Dataset content =>
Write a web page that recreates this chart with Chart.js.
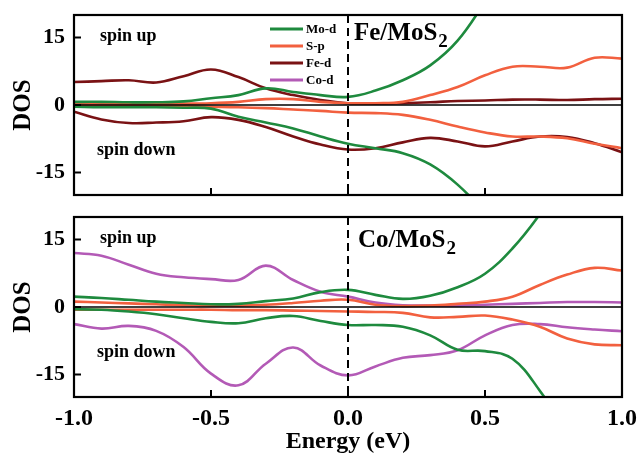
<!DOCTYPE html>
<html>
<head>
<meta charset="utf-8">
<script src="https://cdn.jsdelivr.net/npm/chart.js@4.4.0/dist/chart.umd.min.js"></script>
<style>
  html, body { margin: 0; padding: 0; background: #fff; }
  .panel { position: absolute; left: 0; }
  #topPanel { top: 0; }
  #botPanel { top: 205px; }
</style>
</head>
<body>
<div class="panel" id="topPanel"><canvas id="c1" width="638" height="205"></canvas></div>
<div class="panel" id="botPanel"><canvas id="c2" width="638" height="254"></canvas></div>
<script>
// energy grid (eV)
const energy = [-1.0, -0.9, -0.8, -0.7, -0.6, -0.5, -0.4, -0.3, -0.2, -0.1, 0.0,
                0.1, 0.2, 0.3, 0.4, 0.5, 0.6, 0.7, 0.8, 0.9, 1.0];

const xTicks = [-1.0, -0.5, 0.0, 0.5, 1.0];
const yTicks = [-15, 0, 15];

const legendNames = ['Mo-d', 'S-p', 'Fe-d', 'Co-d'];
const colors = {
    'Mo-d': '#1e8a3e',
    'S-p': '#f2603f',
    'Fe-d': '#7a1214',
    'Co-d': '#b35ab6'
};

// Fe/MoS2 panel
const feMoUp   = [0.7, 0.7, 0.6, 0.6, 0.8, 1.5, 2.2, 3.7, 2.9, 2.2, 1.8, 3.2, 5.5, 8.8, 14.3, 23, 33, 45, 58, 72, 88];
const feMoDown = [-0.4, -0.5, -0.5, -0.5, -0.6, -0.8, -2.6, -3.9, -5.2, -7.0, -8.6, -9.6, -10.7, -13.2, -17.7, -24, -32, -42, -54, -68, -84];
const feSpUp   = [0.2, 0.2, 0.2, 0.3, 0.3, 0.4, 0.7, 1.3, 1.3, 0.7, 0.4, 0.4, 0.7, 2.2, 4.0, 6.6, 8.5, 8.5, 8.3, 10.5, 10.3];
const feSpDown = [-0.2, -0.2, -0.3, -0.3, -0.3, -0.4, -0.5, -0.7, -1.0, -1.3, -1.7, -1.8, -2.2, -3.3, -4.8, -6.1, -7.0, -7.0, -7.4, -8.6, -9.6];
const feFeUp   = [5.1, 5.3, 5.5, 5.0, 6.4, 7.9, 6.2, 3.7, 2.2, 1.1, 0.4, 0.3, 0.4, 0.6, 0.9, 1.0, 1.2, 1.2, 1.1, 1.3, 1.4];
const feFeDown = [-1.5, -3.2, -4.0, -3.9, -3.6, -2.7, -3.3, -4.9, -7.0, -8.8, -9.9, -9.6, -8.3, -7.3, -8.1, -9.2, -8.1, -7.0, -7.1, -8.5, -10.5];

// Co/MoS2 panel
const coMoUp   = [2.3, 2.0, 1.6, 1.2, 0.9, 0.6, 0.7, 1.3, 1.9, 3.3, 3.8, 2.7, 1.8, 2.5, 4.4, 7.4, 13.0, 20.6, 30, 40, 52];
const coMoDown = [-0.5, -0.6, -1.0, -1.6, -2.5, -3.3, -3.6, -2.5, -2.0, -3.1, -4.0, -4.0, -4.4, -6.3, -9.5, -9.8, -11.5, -18.6, -28, -38, -50];
const coSpUp   = [1.2, 1.0, 0.8, 0.6, 0.4, 0.3, 0.3, 0.5, 0.9, 1.4, 1.6, 0.5, 0.2, 0.3, 0.7, 1.2, 2.3, 4.9, 7.2, 8.7, 8.1];
const coSpDown = [-0.6, -0.6, -0.6, -0.6, -0.6, -0.6, -0.7, -0.7, -0.8, -0.9, -1.0, -1.1, -1.3, -2.3, -2.2, -1.9, -2.8, -4.4, -7.0, -8.3, -8.5];
const coCoUp   = [12.0, 11.4, 9.4, 7.4, 6.6, 6.2, 6.0, 9.2, 6.0, 3.4, 2.3, 1.0, 0.4, 0.3, 0.3, 0.5, 0.7, 0.9, 1.1, 1.1, 1.0];
const coCoDown = [-3.8, -4.8, -4.2, -5.3, -8.9, -14.8, -17.4, -12.6, -9.0, -13.0, -15.2, -13.2, -11.3, -10.7, -9.6, -6.3, -4.0, -3.8, -4.5, -5.0, -5.4];

const FONT = '"Liberation Serif", "Times New Roman", serif';

function line(name, values) {
    return {
        label: name,
        data: energy.map((e, i) => ({ x: e, y: values[i] })),
        borderColor: colors[name],
        backgroundColor: colors[name],
        borderWidth: 2.6,
        pointRadius: 0,
        fill: false,
        tension: 0.4
    };
}

// frame, inward ticks, zero line, Fermi level and texts
function decorPlugin(info) {
    return {
        id: 'decor',
        afterDatasetsDraw(chart) {
            const ctx = chart.ctx;
            const a = chart.chartArea;
            const xs = chart.scales.x, ys = chart.scales.y;
            ctx.save();
            ctx.strokeStyle = '#000';

            // zero line
            ctx.lineWidth = 1.6;
            ctx.beginPath();
            ctx.moveTo(a.left, ys.getPixelForValue(0));
            ctx.lineTo(a.right, ys.getPixelForValue(0));
            ctx.stroke();

            // dashed line at E = 0
            ctx.lineWidth = 2;
            ctx.setLineDash([8, 5]);
            ctx.beginPath();
            ctx.moveTo(xs.getPixelForValue(0), a.top);
            ctx.lineTo(xs.getPixelForValue(0), a.bottom);
            ctx.stroke();
            ctx.setLineDash([]);

            // frame
            ctx.lineWidth = 2.2;
            ctx.strokeRect(a.left, a.top, a.right - a.left, a.bottom - a.top);

            // ticks pointing inside
            ctx.lineWidth = 2;
            xTicks.forEach(v => {
                const px = xs.getPixelForValue(v);
                ctx.beginPath();
                ctx.moveTo(px, a.bottom);
                ctx.lineTo(px, a.bottom - 7);
                ctx.stroke();
            });
            yTicks.forEach(v => {
                const py = ys.getPixelForValue(v);
                ctx.beginPath();
                ctx.moveTo(a.left, py);
                ctx.lineTo(a.left + 7, py);
                ctx.stroke();
            });

            // spin labels
            ctx.fillStyle = '#000';
            ctx.textBaseline = 'alphabetic';
            ctx.textAlign = 'left';
            ctx.font = 'bold 18px ' + FONT;
            ctx.fillText('spin up', a.left + 26, a.top + 26);
            ctx.fillText('spin down', a.left + 23, a.top + 140);

            // system name with subscript
            ctx.font = 'bold 25px ' + FONT;
            const main = info.title;
            ctx.fillText(main, a.left + info.titleDx, a.top + info.titleDy);
            const w = ctx.measureText(main).width;
            ctx.font = 'bold 19px ' + FONT;
            ctx.fillText('2', a.left + info.titleDx + w + 1, a.top + info.titleDy + 7);

            // legend
            if (info.legend) {
                ctx.font = 'bold 13px ' + FONT;
                ctx.textBaseline = 'middle';
                legendNames.forEach((n, i) => {
                    const y = 29 + i * 17;
                    ctx.strokeStyle = colors[n];
                    ctx.lineWidth = 3;
                    ctx.beginPath();
                    ctx.moveTo(270, y);
                    ctx.lineTo(303, y);
                    ctx.stroke();
                    ctx.fillText(n, 306, y + 1);
                });
            }
            ctx.restore();
        }
    };
}

function makePanel(canvasId, datasets, info) {
    return new Chart(document.getElementById(canvasId), {
        type: 'line',
        data: { datasets: datasets },
        options: {
            responsive: false,
            animation: false,
            layout: { padding: { top: info.padTop, right: 16, left: 0, bottom: 0 } },
            plugins: { legend: { display: false }, tooltip: { enabled: false } },
            scales: {
                x: {
                    type: 'linear',
                    min: -1,
                    max: 1,
                    afterBuildTicks: s => { s.ticks = xTicks.map(v => ({ value: v })); },
                    afterFit: s => {
                        s.height = info.xHeight;
                        s.paddingLeft = 0;
                        s.paddingRight = 0;
                    },
                    grid: { display: false, drawTicks: false },
                    border: { display: false },
                    ticks: {
                        display: info.showX,
                        padding: 7,
                        color: '#000',
                        font: { family: FONT, size: 24, weight: 'bold' },
                        callback: v => v.toFixed(1)
                    },
                    title: {
                        display: info.showX,
                        text: 'Energy (eV)',
                        color: '#000',
                        padding: { top: 0, bottom: 3 },
                        font: { family: FONT, size: 24, weight: 'bold' }
                    }
                },
                y: {
                    min: -20,
                    max: 20,
                    afterBuildTicks: s => { s.ticks = yTicks.map(v => ({ value: v })); },
                    afterFit: s => {
                        s.width = 74;
                        s.paddingTop = 0;
                        s.paddingBottom = 0;
                    },
                    grid: { display: false, drawTicks: false },
                    border: { display: false },
                    ticks: {
                        padding: 9,
                        color: '#000',
                        font: { family: FONT, size: 22, weight: 'bold' }
                    },
                    title: {
                        display: true,
                        text: 'DOS',
                        color: '#000',
                        padding: { top: 9, bottom: 0 },
                        font: { family: FONT, size: 25, weight: 'bold' }
                    }
                }
            }
        },
        plugins: [decorPlugin(info)]
    });
}

makePanel('c1', [
    line('Mo-d', feMoUp), line('Mo-d', feMoDown),
    line('S-p', feSpUp), line('S-p', feSpDown),
    line('Fe-d', feFeUp), line('Fe-d', feFeDown)
], { padTop: 15, xHeight: 10, showX: false, legend: true, title: 'Fe/MoS', titleDx: 280, titleDy: 25 });

makePanel('c2', [
    line('Mo-d', coMoUp), line('Mo-d', coMoDown),
    line('S-p', coSpUp), line('S-p', coSpDown),
    line('Co-d', coCoUp), line('Co-d', coCoDown)
], { padTop: 12, xHeight: 62, showX: true, legend: false, title: 'Co/MoS', titleDx: 284, titleDy: 30 });
</script>
</body>
</html>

What is being asked =>
Return each line where "with" shows up.

Expected answer =>
Write a web page that recreates this chart with Chart.js.
            // system name with subscript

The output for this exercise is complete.